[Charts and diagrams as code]

=====

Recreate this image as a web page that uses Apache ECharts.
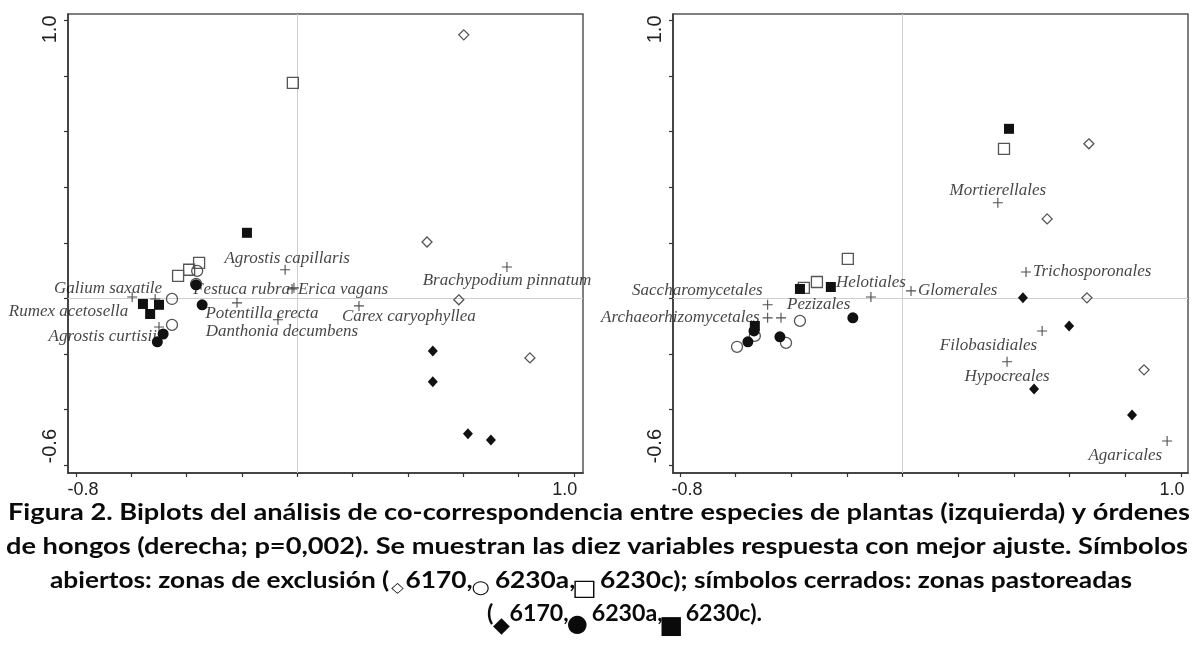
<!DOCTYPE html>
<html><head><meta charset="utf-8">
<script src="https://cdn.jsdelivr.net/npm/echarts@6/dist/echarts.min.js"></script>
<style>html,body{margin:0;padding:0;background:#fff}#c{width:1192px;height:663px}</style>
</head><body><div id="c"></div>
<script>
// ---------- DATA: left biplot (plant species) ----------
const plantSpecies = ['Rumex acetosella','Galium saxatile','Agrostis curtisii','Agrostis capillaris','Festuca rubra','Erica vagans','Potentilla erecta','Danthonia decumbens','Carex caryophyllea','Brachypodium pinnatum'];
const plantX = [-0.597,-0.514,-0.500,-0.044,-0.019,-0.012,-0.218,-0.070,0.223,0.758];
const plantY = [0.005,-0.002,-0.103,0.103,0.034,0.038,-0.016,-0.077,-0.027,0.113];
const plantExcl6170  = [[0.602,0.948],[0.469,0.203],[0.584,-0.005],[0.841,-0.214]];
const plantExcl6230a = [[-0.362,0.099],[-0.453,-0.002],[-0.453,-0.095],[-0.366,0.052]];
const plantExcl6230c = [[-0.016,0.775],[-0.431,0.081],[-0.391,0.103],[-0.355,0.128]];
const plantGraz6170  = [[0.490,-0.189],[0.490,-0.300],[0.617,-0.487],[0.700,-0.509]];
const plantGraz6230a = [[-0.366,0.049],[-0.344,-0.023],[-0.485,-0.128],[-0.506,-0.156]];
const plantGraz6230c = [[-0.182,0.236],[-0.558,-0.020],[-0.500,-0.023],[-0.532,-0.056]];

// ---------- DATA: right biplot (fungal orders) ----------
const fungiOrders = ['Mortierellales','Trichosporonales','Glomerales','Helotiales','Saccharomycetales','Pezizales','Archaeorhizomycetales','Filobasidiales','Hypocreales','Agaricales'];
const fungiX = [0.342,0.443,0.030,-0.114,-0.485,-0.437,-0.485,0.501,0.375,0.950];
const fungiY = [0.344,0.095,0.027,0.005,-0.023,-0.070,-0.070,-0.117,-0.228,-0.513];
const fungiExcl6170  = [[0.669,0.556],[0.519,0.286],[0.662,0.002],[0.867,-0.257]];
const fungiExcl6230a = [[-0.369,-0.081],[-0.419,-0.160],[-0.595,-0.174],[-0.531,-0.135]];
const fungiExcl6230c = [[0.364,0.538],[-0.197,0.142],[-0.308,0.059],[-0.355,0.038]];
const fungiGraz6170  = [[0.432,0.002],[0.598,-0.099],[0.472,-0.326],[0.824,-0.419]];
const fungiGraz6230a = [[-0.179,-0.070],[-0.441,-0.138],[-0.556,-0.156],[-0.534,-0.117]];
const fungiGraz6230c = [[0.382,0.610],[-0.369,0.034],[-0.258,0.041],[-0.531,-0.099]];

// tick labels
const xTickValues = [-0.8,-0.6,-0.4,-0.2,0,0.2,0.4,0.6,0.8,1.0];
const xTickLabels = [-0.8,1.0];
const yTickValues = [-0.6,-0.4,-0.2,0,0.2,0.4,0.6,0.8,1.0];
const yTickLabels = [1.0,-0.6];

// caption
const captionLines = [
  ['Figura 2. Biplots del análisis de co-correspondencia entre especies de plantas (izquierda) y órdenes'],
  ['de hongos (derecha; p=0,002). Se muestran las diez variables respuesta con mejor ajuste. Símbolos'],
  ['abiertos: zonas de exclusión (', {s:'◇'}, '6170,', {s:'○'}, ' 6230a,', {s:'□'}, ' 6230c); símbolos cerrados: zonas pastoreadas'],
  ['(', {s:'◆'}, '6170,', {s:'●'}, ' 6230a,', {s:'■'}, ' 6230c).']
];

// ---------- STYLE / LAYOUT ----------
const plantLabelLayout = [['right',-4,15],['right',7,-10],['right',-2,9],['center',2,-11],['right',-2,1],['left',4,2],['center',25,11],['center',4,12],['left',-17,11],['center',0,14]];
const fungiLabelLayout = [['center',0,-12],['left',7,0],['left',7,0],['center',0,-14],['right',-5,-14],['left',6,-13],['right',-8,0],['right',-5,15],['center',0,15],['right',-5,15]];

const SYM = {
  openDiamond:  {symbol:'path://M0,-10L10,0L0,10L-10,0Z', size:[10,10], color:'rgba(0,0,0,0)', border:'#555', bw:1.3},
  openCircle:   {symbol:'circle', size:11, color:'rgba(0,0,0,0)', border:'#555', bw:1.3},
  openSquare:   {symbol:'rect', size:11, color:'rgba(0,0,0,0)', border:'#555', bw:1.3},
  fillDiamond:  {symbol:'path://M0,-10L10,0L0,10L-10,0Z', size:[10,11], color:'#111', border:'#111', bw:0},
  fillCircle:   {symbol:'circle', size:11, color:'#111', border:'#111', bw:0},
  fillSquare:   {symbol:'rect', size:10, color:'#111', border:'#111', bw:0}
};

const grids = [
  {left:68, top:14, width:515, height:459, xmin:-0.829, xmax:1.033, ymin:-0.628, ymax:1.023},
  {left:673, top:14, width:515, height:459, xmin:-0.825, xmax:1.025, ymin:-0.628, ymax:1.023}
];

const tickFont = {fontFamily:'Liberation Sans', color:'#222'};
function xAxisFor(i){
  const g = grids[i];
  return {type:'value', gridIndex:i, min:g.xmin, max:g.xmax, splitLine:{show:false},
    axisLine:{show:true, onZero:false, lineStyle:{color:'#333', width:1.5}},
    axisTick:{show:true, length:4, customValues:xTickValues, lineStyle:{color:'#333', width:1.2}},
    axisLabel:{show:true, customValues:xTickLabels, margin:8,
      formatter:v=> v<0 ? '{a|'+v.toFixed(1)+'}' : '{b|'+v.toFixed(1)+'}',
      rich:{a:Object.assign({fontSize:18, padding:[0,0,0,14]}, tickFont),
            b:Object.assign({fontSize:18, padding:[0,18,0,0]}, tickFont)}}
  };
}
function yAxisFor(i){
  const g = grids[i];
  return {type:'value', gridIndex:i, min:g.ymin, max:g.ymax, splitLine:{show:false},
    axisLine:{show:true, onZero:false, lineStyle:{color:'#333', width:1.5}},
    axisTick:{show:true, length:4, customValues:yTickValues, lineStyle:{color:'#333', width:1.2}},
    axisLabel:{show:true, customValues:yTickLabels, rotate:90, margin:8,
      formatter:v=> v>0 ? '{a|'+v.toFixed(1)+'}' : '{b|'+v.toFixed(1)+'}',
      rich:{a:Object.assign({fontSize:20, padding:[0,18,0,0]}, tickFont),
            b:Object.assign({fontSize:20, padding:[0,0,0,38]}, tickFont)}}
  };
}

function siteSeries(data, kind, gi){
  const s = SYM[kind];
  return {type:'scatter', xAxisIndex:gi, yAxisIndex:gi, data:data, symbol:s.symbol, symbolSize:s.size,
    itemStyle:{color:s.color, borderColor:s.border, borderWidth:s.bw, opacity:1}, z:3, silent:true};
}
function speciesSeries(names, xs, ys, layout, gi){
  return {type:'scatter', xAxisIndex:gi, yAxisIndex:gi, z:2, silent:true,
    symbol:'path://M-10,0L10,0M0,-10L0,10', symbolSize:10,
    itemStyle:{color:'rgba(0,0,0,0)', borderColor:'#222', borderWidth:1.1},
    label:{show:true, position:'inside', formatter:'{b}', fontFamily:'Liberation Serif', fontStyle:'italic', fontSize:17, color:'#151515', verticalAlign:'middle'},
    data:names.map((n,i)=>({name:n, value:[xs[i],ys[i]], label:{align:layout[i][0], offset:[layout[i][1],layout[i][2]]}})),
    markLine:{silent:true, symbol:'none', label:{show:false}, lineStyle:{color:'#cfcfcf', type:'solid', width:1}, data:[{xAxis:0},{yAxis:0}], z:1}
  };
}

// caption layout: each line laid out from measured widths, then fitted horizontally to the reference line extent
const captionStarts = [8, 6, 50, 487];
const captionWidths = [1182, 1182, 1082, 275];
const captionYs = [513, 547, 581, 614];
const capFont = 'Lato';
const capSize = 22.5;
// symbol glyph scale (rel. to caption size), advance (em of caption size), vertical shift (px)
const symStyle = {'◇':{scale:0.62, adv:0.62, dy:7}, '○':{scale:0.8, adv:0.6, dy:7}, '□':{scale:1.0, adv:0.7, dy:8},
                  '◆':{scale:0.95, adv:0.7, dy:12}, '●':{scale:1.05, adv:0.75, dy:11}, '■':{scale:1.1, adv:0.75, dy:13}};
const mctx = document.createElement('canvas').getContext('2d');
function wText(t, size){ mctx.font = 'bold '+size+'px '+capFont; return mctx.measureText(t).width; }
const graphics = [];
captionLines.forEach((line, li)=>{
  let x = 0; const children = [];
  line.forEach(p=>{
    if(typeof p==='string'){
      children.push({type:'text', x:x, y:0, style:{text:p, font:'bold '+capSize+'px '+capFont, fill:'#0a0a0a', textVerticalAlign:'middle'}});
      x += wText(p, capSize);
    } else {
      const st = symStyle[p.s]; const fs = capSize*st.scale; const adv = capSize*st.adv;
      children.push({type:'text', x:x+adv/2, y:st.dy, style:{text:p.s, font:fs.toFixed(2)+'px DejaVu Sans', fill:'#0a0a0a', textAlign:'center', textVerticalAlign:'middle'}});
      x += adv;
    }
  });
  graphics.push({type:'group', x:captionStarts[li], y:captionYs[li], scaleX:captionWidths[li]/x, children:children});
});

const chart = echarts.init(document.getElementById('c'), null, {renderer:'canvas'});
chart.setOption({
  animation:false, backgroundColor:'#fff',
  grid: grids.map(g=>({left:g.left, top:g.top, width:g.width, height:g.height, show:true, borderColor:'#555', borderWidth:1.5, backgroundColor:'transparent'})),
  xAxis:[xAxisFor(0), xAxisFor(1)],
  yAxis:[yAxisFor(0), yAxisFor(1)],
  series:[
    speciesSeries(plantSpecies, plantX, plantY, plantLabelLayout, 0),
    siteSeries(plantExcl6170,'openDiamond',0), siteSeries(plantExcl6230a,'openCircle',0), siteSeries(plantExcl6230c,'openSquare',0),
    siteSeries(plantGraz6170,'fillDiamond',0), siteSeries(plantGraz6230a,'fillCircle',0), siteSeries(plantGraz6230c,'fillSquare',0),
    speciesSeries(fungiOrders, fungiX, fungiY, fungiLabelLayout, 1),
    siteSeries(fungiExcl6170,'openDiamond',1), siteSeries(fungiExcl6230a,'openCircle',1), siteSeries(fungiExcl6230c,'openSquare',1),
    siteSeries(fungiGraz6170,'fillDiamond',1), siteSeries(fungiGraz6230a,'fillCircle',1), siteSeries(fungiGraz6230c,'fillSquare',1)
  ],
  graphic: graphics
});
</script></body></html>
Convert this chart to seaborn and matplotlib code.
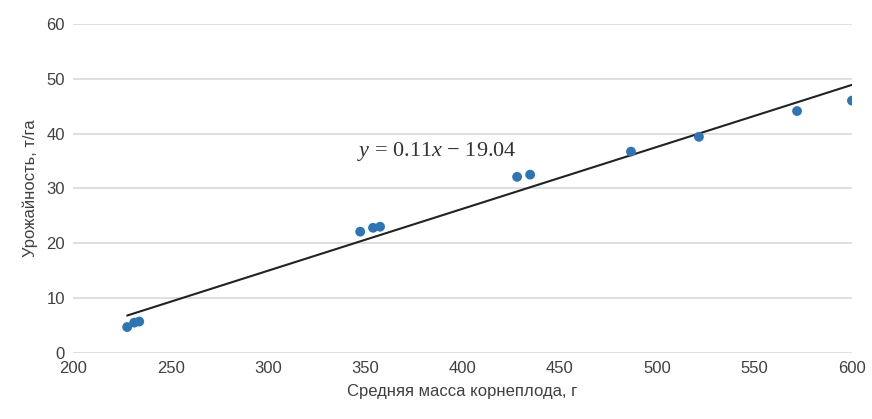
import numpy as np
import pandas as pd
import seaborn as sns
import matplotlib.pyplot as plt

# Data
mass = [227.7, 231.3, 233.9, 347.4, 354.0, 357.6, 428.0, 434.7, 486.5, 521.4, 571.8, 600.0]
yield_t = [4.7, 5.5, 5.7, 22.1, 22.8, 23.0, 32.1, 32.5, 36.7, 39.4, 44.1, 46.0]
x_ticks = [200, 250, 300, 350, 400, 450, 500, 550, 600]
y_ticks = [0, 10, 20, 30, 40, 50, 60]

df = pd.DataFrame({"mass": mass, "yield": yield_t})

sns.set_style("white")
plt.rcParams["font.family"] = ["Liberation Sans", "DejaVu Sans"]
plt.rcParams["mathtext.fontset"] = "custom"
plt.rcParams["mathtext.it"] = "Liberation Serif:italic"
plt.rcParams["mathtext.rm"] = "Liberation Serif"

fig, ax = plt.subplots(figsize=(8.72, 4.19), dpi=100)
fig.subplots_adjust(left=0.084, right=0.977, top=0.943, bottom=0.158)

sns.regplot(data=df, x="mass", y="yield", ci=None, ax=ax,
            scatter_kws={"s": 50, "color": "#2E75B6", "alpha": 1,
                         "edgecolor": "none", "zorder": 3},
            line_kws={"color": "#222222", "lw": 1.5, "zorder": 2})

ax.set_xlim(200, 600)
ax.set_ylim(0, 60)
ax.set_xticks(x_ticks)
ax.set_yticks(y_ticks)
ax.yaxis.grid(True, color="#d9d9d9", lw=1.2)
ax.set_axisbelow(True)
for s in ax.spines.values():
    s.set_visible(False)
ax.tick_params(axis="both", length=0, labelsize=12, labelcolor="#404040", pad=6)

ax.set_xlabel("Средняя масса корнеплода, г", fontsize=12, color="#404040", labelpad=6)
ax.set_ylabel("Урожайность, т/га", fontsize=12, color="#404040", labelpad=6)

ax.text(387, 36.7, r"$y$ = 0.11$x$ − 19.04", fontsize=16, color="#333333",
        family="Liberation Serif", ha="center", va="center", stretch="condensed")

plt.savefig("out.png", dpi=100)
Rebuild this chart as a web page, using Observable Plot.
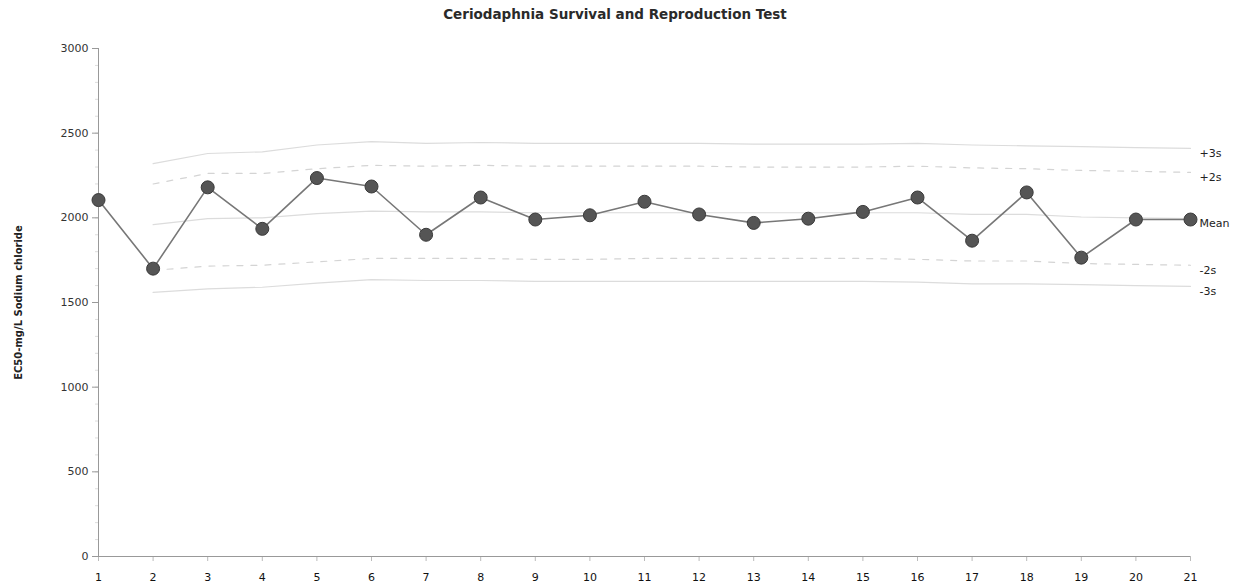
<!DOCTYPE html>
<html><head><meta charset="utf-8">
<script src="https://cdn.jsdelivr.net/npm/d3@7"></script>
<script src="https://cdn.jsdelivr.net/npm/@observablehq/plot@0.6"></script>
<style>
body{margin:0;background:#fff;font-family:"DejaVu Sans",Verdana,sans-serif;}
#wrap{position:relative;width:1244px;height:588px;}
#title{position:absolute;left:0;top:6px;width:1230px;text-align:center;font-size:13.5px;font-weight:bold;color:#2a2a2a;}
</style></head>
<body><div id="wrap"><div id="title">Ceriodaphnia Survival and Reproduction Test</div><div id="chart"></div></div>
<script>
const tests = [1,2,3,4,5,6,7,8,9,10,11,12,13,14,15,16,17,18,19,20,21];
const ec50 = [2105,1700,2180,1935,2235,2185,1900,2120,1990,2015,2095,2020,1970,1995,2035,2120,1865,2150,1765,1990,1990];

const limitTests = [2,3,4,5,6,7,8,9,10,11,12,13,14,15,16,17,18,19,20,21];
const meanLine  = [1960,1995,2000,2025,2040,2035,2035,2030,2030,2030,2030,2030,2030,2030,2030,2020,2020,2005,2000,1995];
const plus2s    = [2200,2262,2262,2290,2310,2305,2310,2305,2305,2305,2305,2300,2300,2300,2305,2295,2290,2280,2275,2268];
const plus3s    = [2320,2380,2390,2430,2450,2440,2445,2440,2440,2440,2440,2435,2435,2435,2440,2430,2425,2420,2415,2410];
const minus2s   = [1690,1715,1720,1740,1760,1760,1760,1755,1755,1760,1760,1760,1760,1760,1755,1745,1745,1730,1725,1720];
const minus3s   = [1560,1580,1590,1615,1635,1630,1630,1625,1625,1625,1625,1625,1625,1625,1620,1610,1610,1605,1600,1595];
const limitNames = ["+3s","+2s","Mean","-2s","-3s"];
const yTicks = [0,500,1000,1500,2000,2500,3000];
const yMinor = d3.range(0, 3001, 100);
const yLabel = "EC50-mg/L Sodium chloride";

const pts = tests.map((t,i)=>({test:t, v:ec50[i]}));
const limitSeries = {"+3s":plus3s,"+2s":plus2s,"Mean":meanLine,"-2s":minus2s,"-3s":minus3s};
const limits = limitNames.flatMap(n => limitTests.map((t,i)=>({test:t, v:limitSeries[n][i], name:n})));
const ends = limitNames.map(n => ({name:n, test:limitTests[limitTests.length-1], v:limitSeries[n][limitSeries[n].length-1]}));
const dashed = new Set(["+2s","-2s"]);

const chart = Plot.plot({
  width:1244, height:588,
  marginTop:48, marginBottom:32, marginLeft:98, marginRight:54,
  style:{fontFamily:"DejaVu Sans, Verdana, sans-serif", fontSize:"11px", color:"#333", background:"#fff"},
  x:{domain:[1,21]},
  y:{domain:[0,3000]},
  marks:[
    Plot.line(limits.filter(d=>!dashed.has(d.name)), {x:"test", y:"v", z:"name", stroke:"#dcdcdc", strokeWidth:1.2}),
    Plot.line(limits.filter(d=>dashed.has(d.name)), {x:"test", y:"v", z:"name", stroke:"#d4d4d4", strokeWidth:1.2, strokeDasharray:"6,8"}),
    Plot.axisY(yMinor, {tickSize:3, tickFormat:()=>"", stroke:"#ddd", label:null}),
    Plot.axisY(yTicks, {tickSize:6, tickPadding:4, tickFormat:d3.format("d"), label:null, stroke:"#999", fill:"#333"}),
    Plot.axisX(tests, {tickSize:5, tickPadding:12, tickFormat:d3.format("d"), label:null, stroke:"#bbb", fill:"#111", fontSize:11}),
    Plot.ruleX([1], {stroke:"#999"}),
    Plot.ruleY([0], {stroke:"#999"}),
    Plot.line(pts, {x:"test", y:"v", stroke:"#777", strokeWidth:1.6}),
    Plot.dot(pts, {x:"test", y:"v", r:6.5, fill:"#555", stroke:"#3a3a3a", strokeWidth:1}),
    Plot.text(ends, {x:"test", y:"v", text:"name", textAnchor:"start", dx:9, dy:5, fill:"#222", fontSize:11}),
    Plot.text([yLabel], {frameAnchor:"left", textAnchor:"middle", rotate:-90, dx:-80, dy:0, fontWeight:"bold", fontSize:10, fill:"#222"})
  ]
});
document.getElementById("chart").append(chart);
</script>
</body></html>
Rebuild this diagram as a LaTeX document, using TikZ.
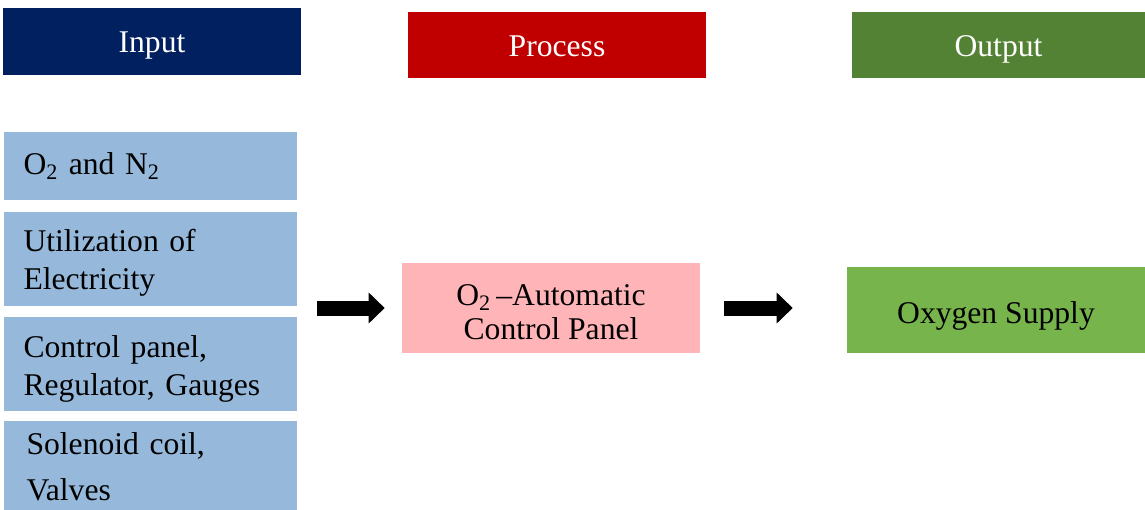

=====

__Set exercise__
List all lines in the material containing the string "using".

__Answer for the task__
Rebuild this chart as a web page, using Observable Plot.
Rebuild this diagram as a LaTeX document, using TikZ.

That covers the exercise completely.